Native Writes: Love doesn't die


Someone once observed that one always remembers, even with a special affection, the neighborhood children one once played with.

That’s true, I think, but my youngest son drove it home earlier this week when he was discussing a contemporary who had passed away.

He’s taking it hard.

I asked how often he had seen his friend in recent years, since he lives and works in Reno, Nevada, and his friend, Mark Bustos, lived and worked in Alamosa.

He detailed a couple of times and I simply replied, “okay…” It was punctuated by a pregnant pause.

Bill hasn’t been great at handling death, even with elderly persons and people who have been seriously ill.

He’s good at caring, though, and I appreciate that. When something goes wrong, he tries to help fix it.

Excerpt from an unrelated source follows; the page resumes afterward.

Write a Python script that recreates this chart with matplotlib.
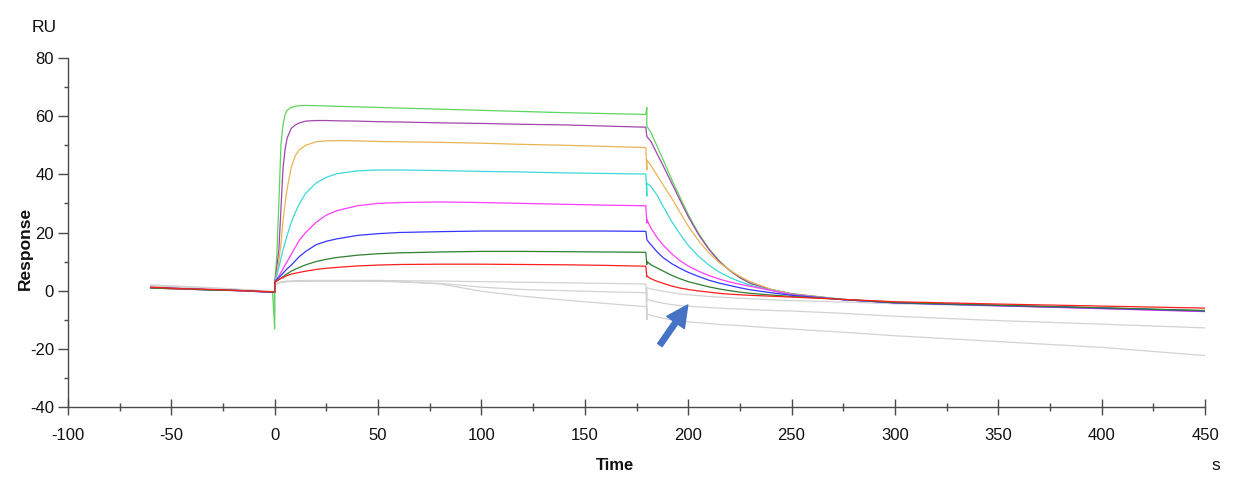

One can’t “fix” death. It’s an unpleasant fact of life.

In the recent past, he was unhappy that he hadn’t been informed immediately about the death of a childhood friend’s father. He agonized about the passing of an aunt and sympathized with her children, playmates of yore. They were never close.

He’s also good at sentiment.

Continuing the conversation, he asked me if I ever mourned a school chum or neighborhood playmate who had died. What about someone to whom I had been very close or even someone I knew through my work?

I said I did. I didn’t let it fragment my heart, but the tears came.

Having experienced many more losses, I have learned to deal with my innermost thoughts.

I asked him about his innermost thoughts and he talked about birth, life and death.

When his niece, Rebecca, died at age 20 months, he tried to be the family rock. “Lean on me,” he said.

Life and death are strange. Parents know approximately when a child will be born, but few people know when they, their own parents, children, relatives, siblings, acquaintances and even old friends will be leaving this mortal place.

We are forced by fate to go on, but with a feeling of emptiness.

Death leaves a void that can’t be filled. The “fixer” can’t change it but he – and all the rest of us – must continue.

My son summed it all up in just a few words: “I can’t handle knowing that Mark is no longer living here, on this planet, in this world.”

He is here, Rebecca is here, everyone we have ever loved is here, even though their mortal remains are gone. They will live forever in love and memory.